*TASK REQUIREMENTS*
Exclude images, then output the remaining data verbatim.

*SUPPLIED INFORMATION*
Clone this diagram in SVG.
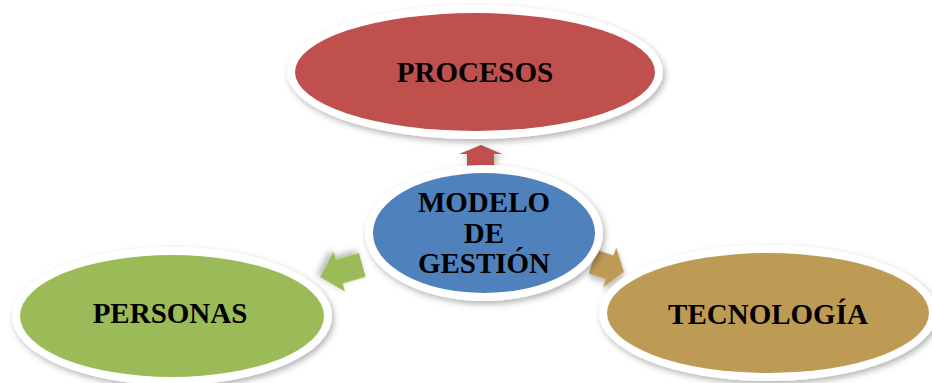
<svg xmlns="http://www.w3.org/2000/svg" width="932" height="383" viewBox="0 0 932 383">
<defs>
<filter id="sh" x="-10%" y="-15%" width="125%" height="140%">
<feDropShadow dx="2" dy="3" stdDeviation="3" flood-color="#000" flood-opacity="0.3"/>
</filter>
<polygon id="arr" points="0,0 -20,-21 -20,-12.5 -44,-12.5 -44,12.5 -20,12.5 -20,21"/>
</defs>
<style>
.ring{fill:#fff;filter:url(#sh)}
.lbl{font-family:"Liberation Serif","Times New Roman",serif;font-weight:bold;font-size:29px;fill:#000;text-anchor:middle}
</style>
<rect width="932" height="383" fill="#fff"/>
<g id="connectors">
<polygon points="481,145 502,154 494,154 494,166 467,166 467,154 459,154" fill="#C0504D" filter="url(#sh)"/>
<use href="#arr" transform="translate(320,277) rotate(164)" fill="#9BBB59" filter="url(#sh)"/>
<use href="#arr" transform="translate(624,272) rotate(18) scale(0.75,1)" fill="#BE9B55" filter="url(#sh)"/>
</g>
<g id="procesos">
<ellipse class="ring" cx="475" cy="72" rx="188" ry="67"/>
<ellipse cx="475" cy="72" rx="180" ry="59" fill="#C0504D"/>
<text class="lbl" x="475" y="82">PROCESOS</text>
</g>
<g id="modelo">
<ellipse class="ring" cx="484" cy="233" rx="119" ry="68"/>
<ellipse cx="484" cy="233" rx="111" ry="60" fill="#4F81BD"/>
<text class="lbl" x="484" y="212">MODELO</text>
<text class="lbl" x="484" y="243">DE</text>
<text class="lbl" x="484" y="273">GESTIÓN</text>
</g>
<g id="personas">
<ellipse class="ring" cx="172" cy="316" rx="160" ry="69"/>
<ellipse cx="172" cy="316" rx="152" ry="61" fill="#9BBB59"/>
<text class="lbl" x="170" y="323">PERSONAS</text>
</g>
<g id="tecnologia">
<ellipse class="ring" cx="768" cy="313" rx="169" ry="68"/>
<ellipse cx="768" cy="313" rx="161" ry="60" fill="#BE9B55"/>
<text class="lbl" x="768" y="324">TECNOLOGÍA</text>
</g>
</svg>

*ANSWER TO THIS EXERCISE*
Clone this diagram in SVG.
<svg xmlns="http://www.w3.org/2000/svg" width="932" height="383" viewBox="0 0 932 383">
<defs>
<filter id="sh" x="-10%" y="-15%" width="125%" height="140%">
<feDropShadow dx="2" dy="3" stdDeviation="3" flood-color="#000" flood-opacity="0.3"/>
</filter>
<polygon id="arr" points="0,0 -20,-21 -20,-12.5 -44,-12.5 -44,12.5 -20,12.5 -20,21"/>
</defs>
<style>
.ring{fill:#fff;filter:url(#sh)}
.lbl{font-family:"Liberation Serif","Times New Roman",serif;font-weight:bold;font-size:29px;fill:#000;text-anchor:middle}
</style>
<rect width="932" height="383" fill="#fff"/>
<g id="connectors">
<polygon points="481,145 502,154 494,154 494,166 467,166 467,154 459,154" fill="#C0504D" filter="url(#sh)"/>
<use href="#arr" transform="translate(320,277) rotate(164)" fill="#9BBB59" filter="url(#sh)"/>
<use href="#arr" transform="translate(624,272) rotate(18) scale(0.75,1)" fill="#BE9B55" filter="url(#sh)"/>
</g>
<g id="procesos">
<ellipse class="ring" cx="475" cy="72" rx="188" ry="67"/>
<ellipse cx="475" cy="72" rx="180" ry="59" fill="#C0504D"/>
<text class="lbl" x="475" y="82">PROCESOS</text>
</g>
<g id="modelo">
<ellipse class="ring" cx="484" cy="233" rx="119" ry="68"/>
<ellipse cx="484" cy="233" rx="111" ry="60" fill="#4F81BD"/>
<text class="lbl" x="484" y="212">MODELO</text>
<text class="lbl" x="484" y="243">DE</text>
<text class="lbl" x="484" y="273">GESTIÓN</text>
</g>
<g id="personas">
<ellipse class="ring" cx="172" cy="316" rx="160" ry="69"/>
<ellipse cx="172" cy="316" rx="152" ry="61" fill="#9BBB59"/>
<text class="lbl" x="170" y="323">PERSONAS</text>
</g>
<g id="tecnologia">
<ellipse class="ring" cx="768" cy="313" rx="169" ry="68"/>
<ellipse cx="768" cy="313" rx="161" ry="60" fill="#BE9B55"/>
<text class="lbl" x="768" y="324">TECNOLOGÍA</text>
</g>
</svg>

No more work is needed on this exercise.